For the last month, governors across the country have clamored to find or build hospital ICU beds to deal with the influx of COVID-19 patients in need of advanced medical care. To do that, many states, including North Carolina, were forced to suspend laws artificially limiting the number of hospital beds available in a state. These laws, called “certificate of need” (CON) laws, require state permission to add hospital beds or a variety of other services. Unfortunately, these suspensions may come too late: by some estimates North Carolina is predicted to run out of hospital beds during the height of the COVID-19 pandemic.
Now, a North Carolina doctor is partnering with the Institute for Justice (IJ), a non-profit public interest law firm, to challenge the state’s CON law in an effort to ensure that this situation never happens again. The lawsuit was filed in conjunction with a similar challenge in Nebraska.
“Certificate of need laws have exacerbated North Carolina’s ability to respond to the current crisis,” said Renée Flaherty, an attorney at the Institute for Justice. “In fact, the dozens of states that still have CON restrictions on hospital beds average nearly half as many ICU hospital beds as those states that have eliminated their CON requirements. Limiting the number of hospital beds, or other medical services, only hurts the patients and others who would benefit from greater access to care.”

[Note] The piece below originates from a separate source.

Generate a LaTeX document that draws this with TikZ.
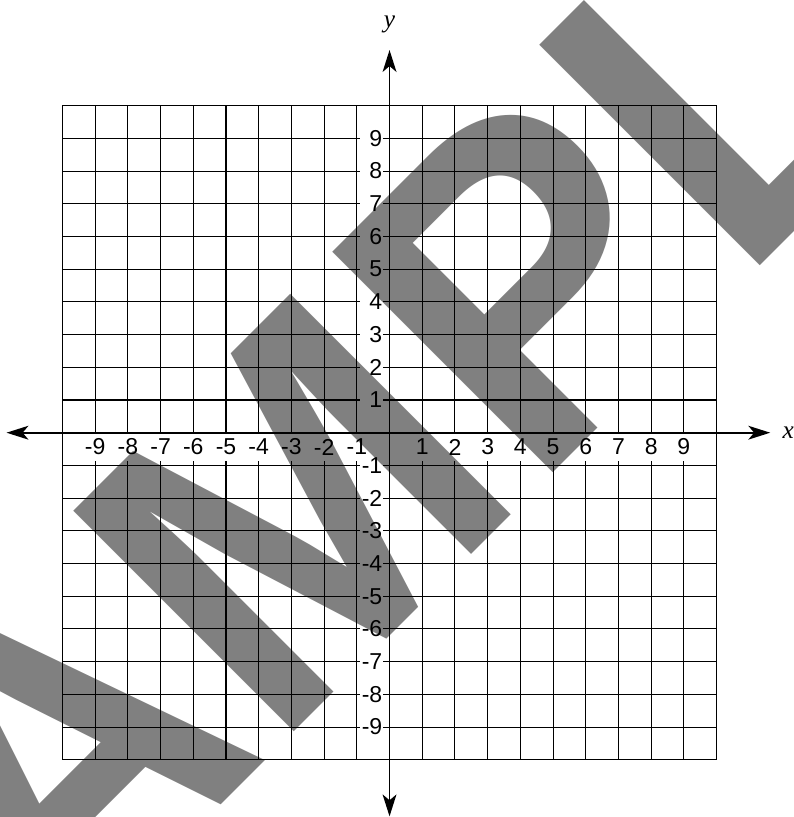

Although hospital beds are at the heart of the current crisis, North Carolina’s CON restrictions go well beyond hospital beds; the state’s CON laws cover 25 different health services—making it the fourth most restrictive state in the country. Dr. Jay Singleton, who filed today’s lawsuit, wants to offer one of these services: affordable and life-changing eye surgeries at his office in New Bern, North Carolina. Although his office has everything necessary to safely perform outpatient surgical procedures, he is not allowed to because a board dominated by health care industry insiders has determined that there is no “need” for a facility that would compete with a nearby hospital, CarolinaEast. So Dr. Singleton must perform his surgeries there, even though it would be cheaper and more convenient for his patients to receive care at his own facility. (At the moment, Dr. Singleton has postponed all elective surgeries in compliance with to state emergency orders.)

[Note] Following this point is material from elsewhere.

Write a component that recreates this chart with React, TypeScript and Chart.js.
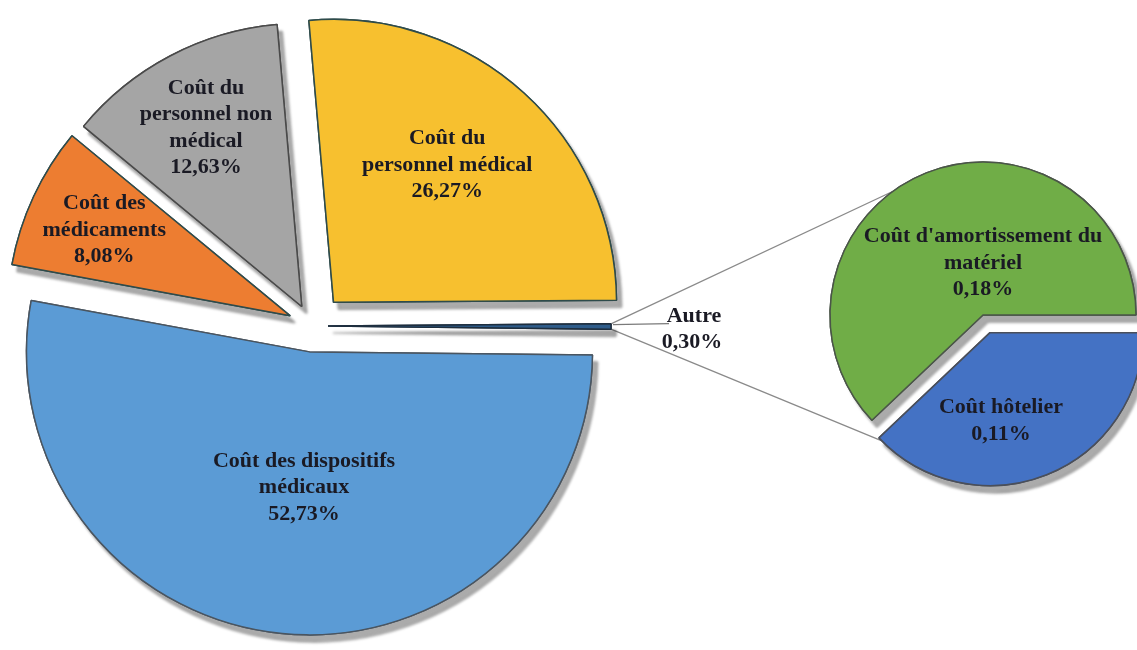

Dr. Singleton thinks that competition is critical to maintaining quality, affordable health care, especially in an age when hospitals are overburdened and can’t provide the services patients need at an affordable price. Thankfully, the North Carolina Constitution specifically outlaws state-enforced monopolies and protects citizens’ rights to earn an honest living.
“The only reason Dr. Singleton can’t perform eye surgeries in his office is that the hospital down the street is already doing so,” said IJ attorney Josh Windham. “That’s unconstitutional: The North Carolina Constitution expressly forbids the government from picking winners and losers in the marketplace.”
The North Carolina Constitution outlaws monopolies and special privileges and protects citizens’ right to earn an honest living. In fact, the last time the North Carolina Supreme Court considered a previous version of the state’s CON law, it struck it down for just these reasons. The law was subsequently re-passed with minimal changes.
“Our government in North Carolina has created a monopoly that decreases patient choice and access while increasing profits for hospitals with CONs,” said Dr. Singleton. “It is ludicrous to think that the state has put an artificial barrier between me and the surgical care of my patients.”
Dr. Singleton is not alone in his frustration with the state’s CON law. Across the country, medical innovators have been forced to grapple with them since they were put in place in the mid-1970s. Since then, 14 states, including California and Texas, have eliminated their CON laws all together.
“CON laws are destructive,” said Windham. “Nothing illustrates this better than how recent shortages in the supply of medical services and equipment have hamstrung our ability to respond to the COVID-19 pandemic. It’s time to eliminate these outdated laws so that doctors can do what they do best: provide services that patients need, right when they need them.”
Dr. Singleton isn’t the first North Carolina doctor to challenge the state’s CON law. In 2018, IJ challenged the CON law on behalf of a Winston-Salem surgeon, Dr. Gajendra Singh. Unfortunately, Dr. Singh had to close his imaging center earlier this year, in part because of the enormous costs imposed by the CON law. Dr. Singh’s lawsuit could not continue, but Dr. Singleton has taken up the mantle to end the healthcare monopoly once and for all.
This is also not IJ’s first time challenging CON laws in court. IJ has fought to end CON laws in Virginia and Iowa, and it is currently litigating cases in Kentucky and Nebraska.